[Your task] Everything from the line with "Write the Bokeh code for this chart." down to the line with "y_end = (H - TOP - BOTTOM) / PX_Y" below must be printed exactly, those two lines included. Exclude pictures.

[Provided material]
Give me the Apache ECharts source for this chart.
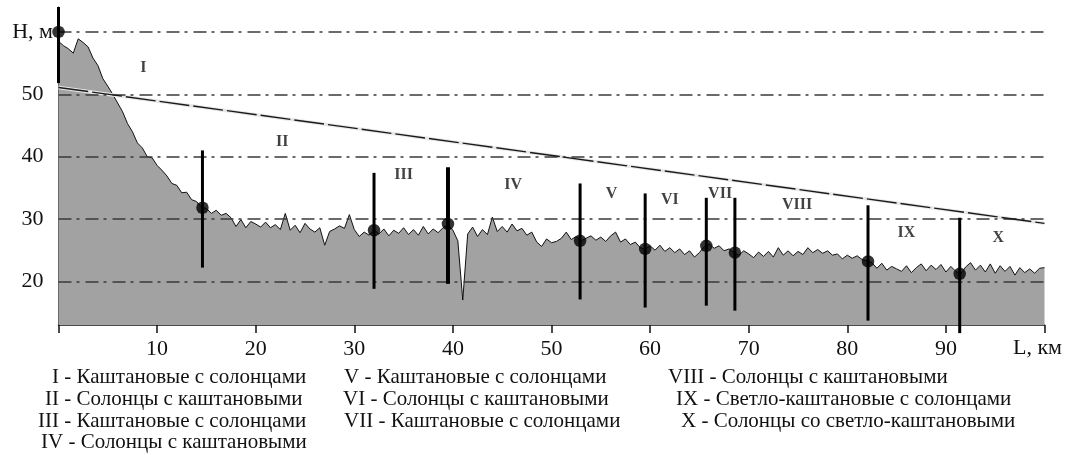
* * *
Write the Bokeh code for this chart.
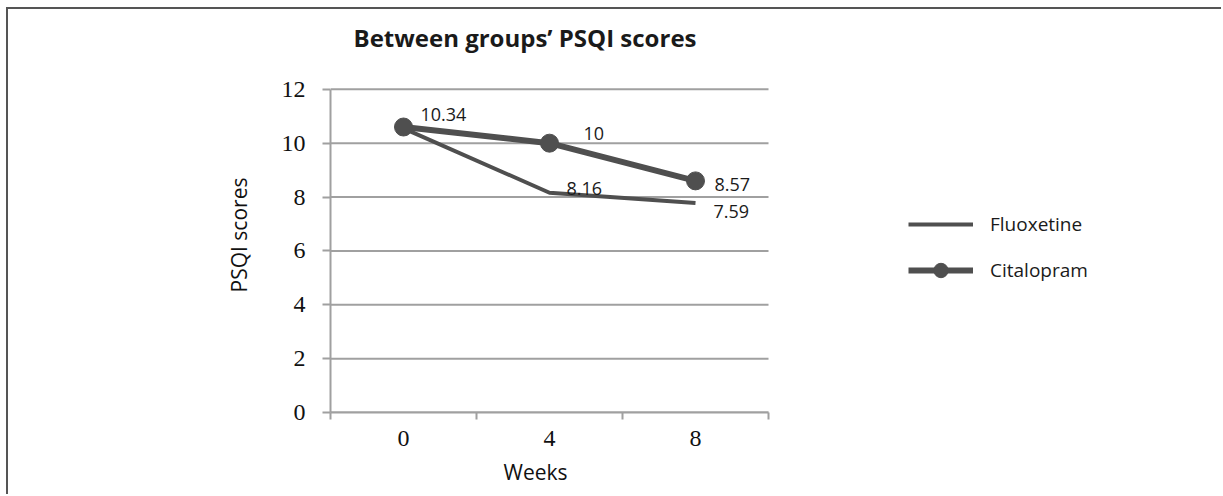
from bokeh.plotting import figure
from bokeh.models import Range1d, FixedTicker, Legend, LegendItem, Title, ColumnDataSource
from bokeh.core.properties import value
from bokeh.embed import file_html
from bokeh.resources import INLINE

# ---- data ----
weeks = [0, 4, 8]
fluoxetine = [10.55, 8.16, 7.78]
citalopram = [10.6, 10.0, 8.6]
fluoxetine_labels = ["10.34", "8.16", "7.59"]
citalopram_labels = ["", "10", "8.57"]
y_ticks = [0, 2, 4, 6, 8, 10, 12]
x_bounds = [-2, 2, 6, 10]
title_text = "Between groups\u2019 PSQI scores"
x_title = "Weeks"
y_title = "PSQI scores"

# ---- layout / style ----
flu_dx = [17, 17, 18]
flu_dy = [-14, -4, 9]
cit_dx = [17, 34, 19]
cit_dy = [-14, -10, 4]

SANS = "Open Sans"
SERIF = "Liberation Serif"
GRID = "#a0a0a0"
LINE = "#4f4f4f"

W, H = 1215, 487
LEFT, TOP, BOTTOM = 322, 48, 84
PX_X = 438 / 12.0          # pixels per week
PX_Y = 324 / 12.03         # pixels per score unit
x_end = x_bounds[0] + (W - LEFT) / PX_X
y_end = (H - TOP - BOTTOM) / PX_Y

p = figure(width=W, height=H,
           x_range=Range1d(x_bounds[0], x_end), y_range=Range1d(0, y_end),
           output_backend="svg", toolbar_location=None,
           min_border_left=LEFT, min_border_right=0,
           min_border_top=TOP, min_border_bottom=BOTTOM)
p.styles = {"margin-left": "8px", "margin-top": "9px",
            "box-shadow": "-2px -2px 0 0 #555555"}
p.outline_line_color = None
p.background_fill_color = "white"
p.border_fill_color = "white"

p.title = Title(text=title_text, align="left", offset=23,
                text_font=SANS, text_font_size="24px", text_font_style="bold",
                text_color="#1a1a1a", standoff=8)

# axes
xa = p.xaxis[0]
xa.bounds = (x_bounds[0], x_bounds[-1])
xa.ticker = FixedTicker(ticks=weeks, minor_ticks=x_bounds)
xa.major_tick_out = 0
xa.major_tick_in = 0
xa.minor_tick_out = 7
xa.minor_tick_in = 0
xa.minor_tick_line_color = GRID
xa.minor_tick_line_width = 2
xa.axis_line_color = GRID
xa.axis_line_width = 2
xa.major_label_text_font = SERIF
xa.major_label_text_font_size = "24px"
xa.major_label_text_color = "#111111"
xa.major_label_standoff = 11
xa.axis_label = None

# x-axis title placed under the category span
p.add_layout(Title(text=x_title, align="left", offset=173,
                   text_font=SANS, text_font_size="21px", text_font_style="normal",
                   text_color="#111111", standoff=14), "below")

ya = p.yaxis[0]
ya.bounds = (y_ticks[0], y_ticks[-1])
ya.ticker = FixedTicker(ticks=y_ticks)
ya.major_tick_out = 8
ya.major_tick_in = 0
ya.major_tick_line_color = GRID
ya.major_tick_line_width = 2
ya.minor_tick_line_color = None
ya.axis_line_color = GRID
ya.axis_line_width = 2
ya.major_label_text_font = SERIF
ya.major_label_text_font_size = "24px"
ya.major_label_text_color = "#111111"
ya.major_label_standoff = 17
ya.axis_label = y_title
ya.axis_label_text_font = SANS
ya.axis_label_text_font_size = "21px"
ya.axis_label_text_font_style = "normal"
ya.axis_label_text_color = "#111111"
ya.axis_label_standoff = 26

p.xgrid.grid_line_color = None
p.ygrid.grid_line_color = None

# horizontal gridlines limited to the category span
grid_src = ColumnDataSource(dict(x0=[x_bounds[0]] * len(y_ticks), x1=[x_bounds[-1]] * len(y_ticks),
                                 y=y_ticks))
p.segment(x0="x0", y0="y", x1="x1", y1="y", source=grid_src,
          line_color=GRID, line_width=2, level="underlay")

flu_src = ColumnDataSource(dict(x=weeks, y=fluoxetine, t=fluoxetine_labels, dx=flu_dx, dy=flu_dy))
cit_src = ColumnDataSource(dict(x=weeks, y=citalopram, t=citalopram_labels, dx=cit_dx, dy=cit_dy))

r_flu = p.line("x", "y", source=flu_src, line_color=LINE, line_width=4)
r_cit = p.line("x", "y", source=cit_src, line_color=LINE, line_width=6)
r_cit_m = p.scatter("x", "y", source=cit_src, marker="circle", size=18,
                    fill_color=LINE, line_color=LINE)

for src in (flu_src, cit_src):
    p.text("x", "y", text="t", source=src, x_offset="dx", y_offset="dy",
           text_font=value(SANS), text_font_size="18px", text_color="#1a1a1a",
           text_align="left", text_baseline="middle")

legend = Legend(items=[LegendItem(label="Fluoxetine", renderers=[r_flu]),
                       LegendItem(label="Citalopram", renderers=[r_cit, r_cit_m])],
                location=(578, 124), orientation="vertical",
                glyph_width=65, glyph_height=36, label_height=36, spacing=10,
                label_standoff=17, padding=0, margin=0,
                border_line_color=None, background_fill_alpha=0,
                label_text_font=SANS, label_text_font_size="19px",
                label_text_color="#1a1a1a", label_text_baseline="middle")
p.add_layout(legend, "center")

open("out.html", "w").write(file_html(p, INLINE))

[The output]
Write the Bokeh code for this chart.
from bokeh.plotting import figure
from bokeh.models import Range1d, FixedTicker, Legend, LegendItem, Title, ColumnDataSource
from bokeh.core.properties import value
from bokeh.embed import file_html
from bokeh.resources import INLINE

# ---- data ----
weeks = [0, 4, 8]
fluoxetine = [10.55, 8.16, 7.78]
citalopram = [10.6, 10.0, 8.6]
fluoxetine_labels = ["10.34", "8.16", "7.59"]
citalopram_labels = ["", "10", "8.57"]
y_ticks = [0, 2, 4, 6, 8, 10, 12]
x_bounds = [-2, 2, 6, 10]
title_text = "Between groups\u2019 PSQI scores"
x_title = "Weeks"
y_title = "PSQI scores"

# ---- layout / style ----
flu_dx = [17, 17, 18]
flu_dy = [-14, -4, 9]
cit_dx = [17, 34, 19]
cit_dy = [-14, -10, 4]

SANS = "Open Sans"
SERIF = "Liberation Serif"
GRID = "#a0a0a0"
LINE = "#4f4f4f"

W, H = 1215, 487
LEFT, TOP, BOTTOM = 322, 48, 84
PX_X = 438 / 12.0          # pixels per week
PX_Y = 324 / 12.03         # pixels per score unit
x_end = x_bounds[0] + (W - LEFT) / PX_X
y_end = (H - TOP - BOTTOM) / PX_Y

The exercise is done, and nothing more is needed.